In Berlin, a mother chats with her child’s doctor via a computer screen. In a Paris shop, the grocery shelves are stocked and more supplies are on the way. In Amsterdam, a student makes an online rent payment. In Romania, an ambulance is dispatched to a car accident.
All those moments – along with countless conveniences that pack daily life – nowadays happen with the help of datacenters. Purposely nondescript, these warehouses contain tens of thousands of interconnected computer servers plus the equipment needed to ensure the servers are always running, always available.
Simply put, they are the physical infrastructure behind cloud computing. And across Europe, Microsoft datacenters are operating around the clock to support a wide spectrum of critical services, from the life-saving work of doctors and first responders to essential services like groceries and online banking. At the same time, datacenters also empower everyday necessities like food deliveries, remote work and video calls to family.
As Europeans brace for the possibility of a wintertime energy crisis, market researchers and energy consultants are calling datacenters critical enablers of modern society – including how they foster hybrid work schedules that reduce travel and allow office buildings to use less heat and electricity.
Despite the role datacenters play in so many aspects of people’s lives, most people don’t give them a second thought.
“Without datacenter infrastructure, which is the invisible infrastructure, will you still be able to do the things you need for working, resting and playing? Unless you’re off grid, the answer is no, you’re not going to be able to do any of those things,” says Rahiel Nasir, an associate research director at the market research firm IDC. He is based in the U.K.
“They are critical to our modern society,” adds Nasir, a member of IDC’s European cloud and cloud data management research programs.
Echoing those words, energy advisers Baringa labeled datacenters as “essential for modern society” – the top finding of a July report published by the U.K.-based consultancy.
From health care to grocery shopping, from online schools to online banking, it’s difficult to think of many corners of life that aren’t dependent on cloud services hosted in datacenters. Microsoft Azure and Microsoft Teams are products that rely on datacenters.
In medicine, hundreds of hospitals and clinics in Europe rely on Azure’s cloud capabilities to track patient records, schedule surgeries and engage with patients via telehealth systems. A German software company created an Azure-based solution that has helped more than 600 European health care facilities manage the work schedules of doctors, nurses and other staff.
A hospital in the Czech Republic uses Azure IoT to help monitor medication storage. In Poland, a surgeon uses augmented reality to precisely perform a procedure. And Azure hosts the public health records and the robotic medicine dispensing system for a hospital in Malta.

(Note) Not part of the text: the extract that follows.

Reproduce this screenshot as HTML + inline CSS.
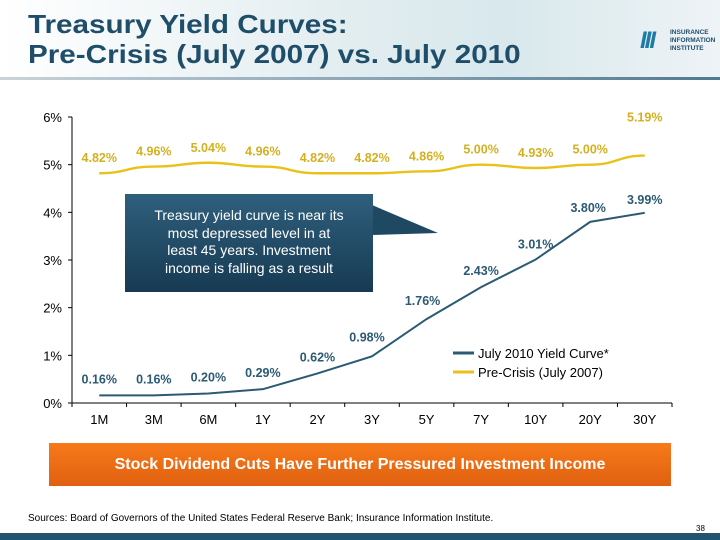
<!DOCTYPE html>
<html><head><meta charset="utf-8"><style>
body{margin:0;width:720px;height:540px;overflow:hidden;background:#fff;font-family:"Liberation Sans",sans-serif;position:relative}
.abs{position:absolute}
</style></head><body>
<div class="abs" style="left:0;top:0;width:720px;height:80px;background:linear-gradient(90deg,#fff 0%,#e4eef1 45%,#d8e8ec 70%,#eef3f6 100%)"></div>
<div class="abs" style="left:28px;top:9px;font-size:26px;font-weight:bold;color:#1f4e6b;line-height:30px;transform:scaleX(1.14);transform-origin:0 0;white-space:nowrap">Treasury Yield Curves:<br>Pre-Crisis (July 2007) vs. July 2010</div>
<div class="abs" style="left:0;top:77px;width:720px;height:3px;background:linear-gradient(90deg,#c9d3da,#4f7a92)"></div>
<div class="abs" style="left:640px;top:28px;width:76px;height:26px">
<div class="abs" style="left:0;top:1px;width:30px;height:24px;color:#1f7ba5;font-weight:bold;font-size:24px;line-height:24px;letter-spacing:-2px;font-style:italic">III</div>
<div class="abs" style="left:30px;top:1px;font-size:6.5px;font-weight:bold;color:#1f4e6b;line-height:8px">INSURANCE<br>INFORMATION<br>INSTITUTE</div></div>
<svg class="abs" style="left:0;top:0" width="720" height="540" id="chart"></svg>
<div class="abs" style="left:125px;top:194px;width:248px;height:98px;background:linear-gradient(180deg,#2f5f7d,#173a52);color:#fff;font-size:14px;text-align:center;line-height:17.5px;padding:13px 0 0;box-sizing:border-box;white-space:nowrap">Treasury yield curve is near its<br>most depressed level in at<br>least 45 years. Investment<br>income is falling as a result</div>
<div class="abs" style="left:49px;top:443px;width:622px;height:43px;background:linear-gradient(180deg,#f77a1a,#e06010);color:#fff;font-weight:bold;font-size:16px;text-align:center;line-height:43px">Stock Dividend Cuts Have Further Pressured Investment Income</div>
<div class="abs" style="left:28px;top:513px;font-size:10px;color:#000">Sources: Board of Governors of the United States Federal Reserve Bank; Insurance Information Institute.</div>
<div class="abs" style="left:696px;top:524px;font-size:8px;color:#000">38</div>
<div class="abs" style="left:0;top:533px;width:720px;height:7px;background:#1f5571"></div>
<script>
const categories=["1M","3M","6M","1Y","2Y","3Y","5Y","7Y","10Y","20Y","30Y"];
const july2010=[0.16,0.16,0.20,0.29,0.62,0.98,1.76,2.43,3.01,3.80,3.99];
const preCrisis=[4.82,4.96,5.04,4.96,4.82,4.82,4.86,5.00,4.93,5.00,5.19];
const yTicks=[0,1,2,3,4,5,6];
const svg=document.getElementById('chart');const NS='http://www.w3.org/2000/svg';
const x0=72,x1=672,y0=403,y6=117;
const bw=(x1-x0)/categories.length;
const xs=i=>x0+bw*(i+0.5);
const ys=v=>y0-(y0-y6)*v/6;
function mk(t,a,txt){const e=document.createElementNS(NS,t);for(const k in a)e.setAttribute(k,a[k]);if(txt!=null)e.textContent=txt;svg.appendChild(e);return e;}
let e=mk('line',{x1:x0,y1:y6,x2:x0,y2:y0,stroke:'#000'});

e=mk('line',{x1:x0,y1:y0,x2:x1,y2:y0,stroke:'#000'});

yTicks.forEach(t=>{mk('line',{x1:x0-4,y1:ys(t),x2:x0,y2:ys(t),stroke:'#000'});
e=mk('text',{x:x0-10,y:ys(t)+5,'text-anchor':'end','font-size':13,fill:'#000'},t+'%');
});
for(let i=0;i<=categories.length;i++)mk('line',{x1:x0+bw*i,y1:y0,x2:x0+bw*i,y2:y0+4,stroke:'#000'});
categories.forEach((c,i)=>{e=mk('text',{x:xs(i),y:y0+21,'text-anchor':'middle','font-size':13,fill:'#000'},c);
});
function path(arr){let d='';arr.forEach((v,i)=>{const px=xs(i),py=ys(v);if(!i)d='M'+px+' '+py;else{const pxp=xs(i-1),pyp=ys(arr[i-1]);const cx=(pxp+px)/2;d+=' C'+cx+' '+pyp+' '+cx+' '+py+' '+px+' '+py;}});return d;}
e=mk('path',{d:path(preCrisis),fill:'none',stroke:'#e8c21a','stroke-width':2.4});

let d2='';july2010.forEach((v,i)=>{d2+=(i?' L':'M')+xs(i)+' '+ys(v);});
e=mk('path',{d:d2,fill:'none',stroke:'#2b5a74','stroke-width':2});

preCrisis.forEach((v,i)=>{const off=(i==10)?-34:-11;e=mk('text',{x:xs(i),y:ys(v)+off,'text-anchor':'middle','font-size':12.5,'font-weight':'bold',fill:'#d4b020'},v.toFixed(2)+'%');
});
const lblOff=[[0,-12],[0,-12],[0,-12],[0,-12],[0,-12],[-5,-15],[-4,-14],[0,-12],[0,-11],[-2,-10],[0,-9]];
july2010.forEach((v,i)=>{e=mk('text',{x:xs(i)+lblOff[i][0],y:ys(v)+lblOff[i][1],'text-anchor':'middle','font-size':12.5,'font-weight':'bold',fill:'#2b5a74'},v.toFixed(2)+'%');
});
e=mk('polygon',{points:'372,205 438,233 372,235',fill:'#1f4862'});

e=mk('line',{x1:453,y1:353,x2:474,y2:353,stroke:'#2b5a74','stroke-width':3});

e=mk('text',{x:478,y:358,'font-size':13,fill:'#000'},'July 2010 Yield Curve*');

e=mk('line',{x1:453,y1:372,x2:474,y2:372,stroke:'#e8c21a','stroke-width':3});

e=mk('text',{x:478,y:377,'font-size':13,fill:'#000'},'Pre-Crisis (July 2007)');

</script>
</body></html>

For urgent medical matters, Microsoft datacenters support emergency dispatch services across Europe, including 112-call systems and the mapping platforms that help route emergency vehicles to people in need and to the nearest hospitals.
In the world of money, some European financial services run their risk assessment programs in Azure, helping them make smarter decisions about where and how to invest. The cloud also enables financial trading systems, a core driver of economic markets.
In the stores, some European retailers rely on Microsoft Teams and its cloud-based collaboration functions to communicate with employees in the aisles or checkout lanes. At the back end, datacenters allow retail managers to track stock.
And to keep the lights on in those stores as well as in thousands of other businesses, hospitals and private homes, European utility providers trust datacenters to carry the critical workloads that help them manage electrical grids.
“Just looking across that list of industries and all the enablement they provide, datacenters are critical,” says Corey Sanders, corporate vice president of Microsoft cloud for industry and global expansion.
“Across almost every industry – manufacturing, transportation, even hospitality – there is some aspect of dependency, whether it be legacy services running in the cloud or modern digital transformation capabilities that have been invented in the cloud,” Sanders says.